And so James is saying, you gotta have words. That's how he's likening us to God. In this text, what does it mean to be in the likeness of God? In this text, it means you use words. God uses words.
That's how we have a relationship with him.
Everything, creation and redemption, all word and communication. That's how it is with us. Jordan Peterson, in his book the Twelve Rules, has a great section on conversation. And I love his line. And he says, the human capacity for language is a door into the divine, and he could not be more right.
So words are life. God expresses himself in words as we do, and it's how he relates to us, his words, how we relate to him, his words, how we relate to each other's words.

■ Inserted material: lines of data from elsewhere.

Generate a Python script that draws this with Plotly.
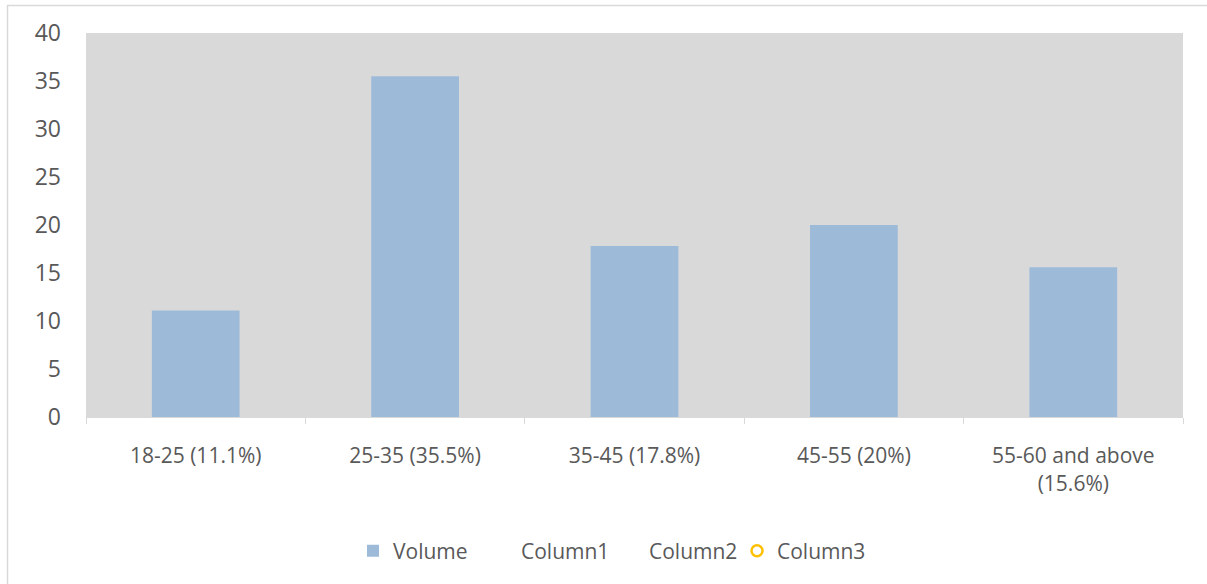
import plotly.graph_objects as go

categories = ["18-25 (11.1%)", "25-35 (35.5%)", "35-45 (17.8%)", "45-55 (20%)", "55-60 and above<br>(15.6%)"]
volume = [11.1, 35.5, 17.8, 20, 15.6]
y_ticks = [0, 5, 10, 15, 20, 25, 30, 35, 40]

W, H = 1207, 584
L, T = 86, 33
R = W - 1183
B = H - 417
pw, ph = W - L - R, H - T - B


def px_x(x):
    return (x - L) / pw


def px_y(y):
    return ((T + ph) - y) / ph


fig = go.Figure()
fig.add_trace(go.Bar(x=categories, y=volume, name="Volume",
                     marker=dict(color="#9DBBD9", line=dict(width=0)), width=0.4))
fig.add_trace(go.Scatter(x=[None], y=[None], name="Column1", mode="markers",
                         marker=dict(color="rgba(0,0,0,0)", size=1)))
fig.add_trace(go.Scatter(x=[None], y=[None], name="Column2", mode="markers",
                         marker=dict(color="rgba(0,0,0,0)", size=1)))
fig.add_trace(go.Scatter(x=[None], y=[None], name="Column3", mode="markers",
                         marker=dict(symbol="circle-open", color="#FFC000", size=11,
                                     line=dict(width=2.5, color="#FFC000"))))

fig.update_layout(
    width=W, height=H,
    margin=dict(l=L, r=R, t=T, b=B),
    paper_bgcolor="white", plot_bgcolor="#D9D9D9",
    font=dict(family="Open Sans", color="#595959"),
    showlegend=True,
    legend=dict(orientation="h", x=px_x(353), xanchor="left",
                y=px_y(551), yanchor="middle",
                font=dict(size=21, color="#595959"), entrywidth=83,
                itemwidth=30, bgcolor="rgba(0,0,0,0)"),
    shapes=[dict(type="rect", xref="paper", yref="paper",
                 x0=px_x(7.5), x1=px_x(1240),
                 y0=px_y(640), y1=px_y(5.5),
                 line=dict(color="#D9D9D9", width=1.5), layer="below")],
)
fig.update_xaxes(showline=True, linecolor="#D9D9D9", linewidth=1,
                 ticks="outside", tickson="boundaries", ticklen=6, tickcolor="#D9D9D9",
                 tickfont=dict(size=21, color="#595959"), showgrid=False,
                 ticklabelstandoff=20)
fig.update_yaxes(range=[0, 40], tickvals=y_ticks, showgrid=False, zeroline=False,
                 showline=False, tickfont=dict(size=23, color="#595959"),
                 ticklabelstandoff=24)

fig.write_html("out.html", config={"displayModeBar": False},
               post_script="document.body.style.margin='0';")
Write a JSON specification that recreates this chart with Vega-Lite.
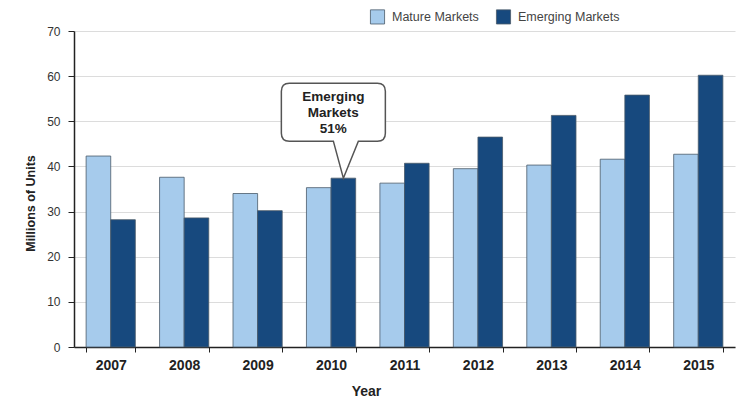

Now we're going to talk a little bit about community, but I didn't want to do it today because I already have too much. And when we get to chapter four, we'll still be in this theme and it'll come out then. So today we've got to look at some different stuff. But it's interesting. I think you'd be worth asking, and you might even think it, if the tongue is so significant, and it's the reason it's significant is because he represents what's in the heart.
Then you ask, if the heart is the main issue, why is he focusing on the tongue? And there's good reason for that. But I wanted to show you a proverb real quick. We're going to look at a few. The heart of the wise makes his speech judicious.
So there is something about what's in the heart that comes out in the speech. We get that connection. And what you have in HebRew, especially if you'Re reading proverbs, you'll see this all the time. And I love the proverbs for it. It'll say, it'll focus on your eyes, it'll focus on your feet, it'll focus on your hands, obviously, your tongue, your ears, it tends to place evil in body parts.
And because in Hebrew thinking, in the Hebrew Wisdom, I can either change my heart to change my speech, or I can start to change my speech to change my heart. It works both Ways. All right. So if you got a problem with lust in your eyes, proverbs will center that at your eyes and say, well, one of the things you ought to start doing is watch what you're looking at. You start watching what you're looking at, it'll start to change your heart a little bit.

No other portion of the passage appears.